Co-Do from Co-Dominion - the government of the era...
 

Yora

Legend
Are there any space games other than Scum and Villainy that have some kind of adventure structure mechanics or gameplay loops? Stars Without Number says its a sandbox game, but is missing all the mechanics from OD&D that created unscripted adventures.
 

aramis erak

Legend
Are there any space games other than Scum and Villainy that have some kind of adventure structure mechanics or gameplay loops? Stars Without Number says its a sandbox game, but is missing all the mechanics from OD&D that created unscripted adventures.
All of them with trade systems create a play-loop, albeit one that often is very mechanistic...
Traveller, for example... key terminology issue: cargo is owned by the ship or a crewmember; freight is owned by others and sent as hired space. Passengers are special kind of freight.
  1. Decide destination
  2. post for passengers and freight
  3. check the speculative cargo available and decide whether to buy or not
  4. accept and load cargo, passengers, and freight.
  5. MegaT: GM checks for significant encounters for the week
  6. depart and head for jump point.
  7. GM checks for space encounter
  8. jump
  9. check for arrival encounter
  10. proceed to destination port
  11. offload freight and passengers
  12. See if it's worth selling cargo
  13. back to 1.
That said, it's not a fun loop for everyone.
Space Opera's loop looks almost identical.
A similar loop exists for Star Wars d6 in GG6: Tramp Freighters
GURPS: Traveller differs in the details, but uses a similar loop.
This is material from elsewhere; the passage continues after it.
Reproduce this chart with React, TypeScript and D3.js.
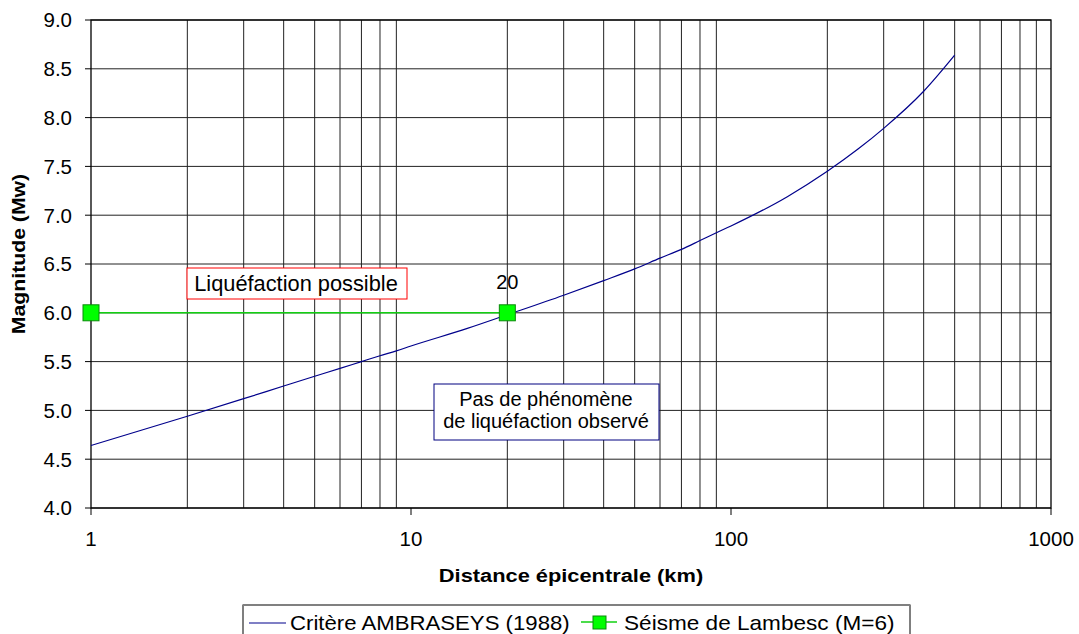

ALIEN also has a trade mission generator, with a play loop that's different in interesting ways...

  1. Exit hyperdrive
  2. Wake non-synth crew
  3. ship maintenance
  4. random encounter
  5. arrive at world
  6. discharge mission (if possible)
  7. find new mission (if space available)
  8. depart world
  9. random encounter
  10. crew sleep
  11. enter hyperspace
  12. repeat

Trade and commerce as a play loop can get old very fast, but it's definitely a play loop that can be added to any SFRPG with ships.
I've even used the CT/MT trade system in a car wars campaign.
 

Yora

Legend
Related to the topic of gameplay structure, what about incentives, rewards, and encouraged behavior?

With characters in these kinds of games typically opperating a space ship, and combat equipment often being highly customizable, there are lots of opportunities to spend money to the point that PCs will probably never run out of things they would want to buy if they could afford them. Which makes money a much more useful long term incentive than in most fantasy games.
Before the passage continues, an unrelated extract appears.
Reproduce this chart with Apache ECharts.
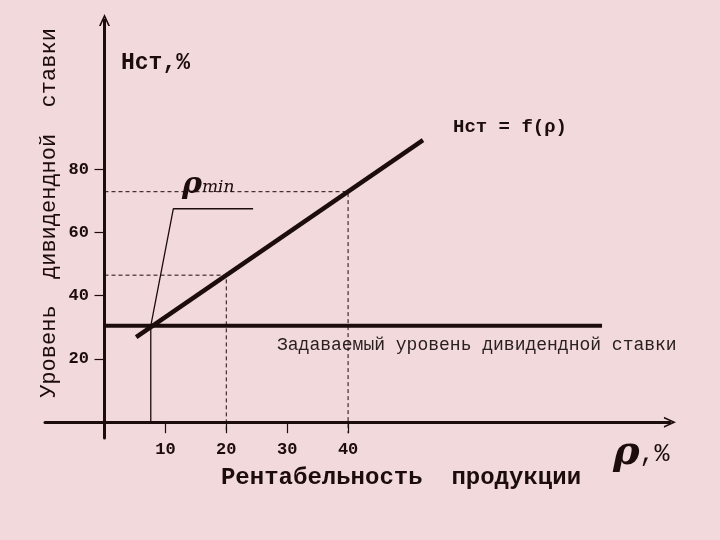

However, many games also have some kind of exprience points as a secondary resource and reward that makes characters stronger, more durable, and might even gain access to new powers.
A good XP system in any RPG provides players with XP for behaving in the kind of ways that are considered typical for protagonists in the kind of fiction the game aims to mirror. Since players never say no to opportunities for more XP, they are generally quite happy to go with the option that is promising XP when they have to make a choice what to do next. Without the GM giving any kind of nudges what the players should or should not do, in the long term such XP incentives lead to the rewarded behaviors becoming quite common. And the players will enjoy action somewhat strongly stereotypical even when a game with a different tone would be just as possible. At least if the players are buying into the initial premise for the game.
The more codified the reward system is and the less it depends on the GM's subjective approval of the PCs actions, the more control the players have to judge for themselves the rewards and risk of their possible actions. In the most extreme case, if players have no idea what behavior will get them XP and how many, XP would not work as an incentive at all. Particularly when going for a kind of sandbox campaign, giving the players the full rules of how their characters will make XP is a very helpful tool to enable proactive PCs. Knowing what kinds of things would get good XP greatly reduces the tendency for decision paralysis.

In a Space Scoundrels on a Starship adventure, what kind of quantifiable actions, behaviors, and accomplishments would we want to see from the players to create the tone of this style of fiction?
Combat certainly is a common feature, but I think just as important is the daring escape from overwhelming foes. Giving XP for defeated enemies would encourage staying around in a fight much longer than serves any point in the narrative because it would get the players more XP than immediately jumping into their vehicle and speed away.
Similarly, since money already has a great value in itself and can be directly translated into more combat power, tying XP to money gained doesn't seem very useful either.
 

payn

He'll flip ya...Flip ya for real...
We have done the XP song and dance before, so I wont rehash how unnecessary I find it conceptually. In a general space campaigns, like most Traveller games, the players are free to explore the setting in any myriad of ways. Want to be explorers? Ok. Want to help oppressed and downtrodden people? Also, ok. Want to become ruthless pirates? Yeap, ok too. Want to move between all those things as they become convenient and/or interesting? Perfect! One of the best features of flat leveling and no XP is how freeing it is for the players to explore in a truly open game fashion.

That said, if you really want to focus on a particular experience, than I can see XP as guiderails. Also, some players are hopeless when faced with ambiguity and choices, so its a very useful tool for them. I'd look at PbtA and Free League games like Alien to avoid XP, but no reason xp cant follow a similar purpose too. These games tend to have "playbooks" and lean heavily into their themes. Horror exploration, corporate espionage, particular role play quirks of characters etc... You advance while engaging on the expected conceits of the game style and campaign. Instead of such direct methods as playbooks, you can just chunk it into any number of small XP rewards to leave a breadcrumb trail for players to follow.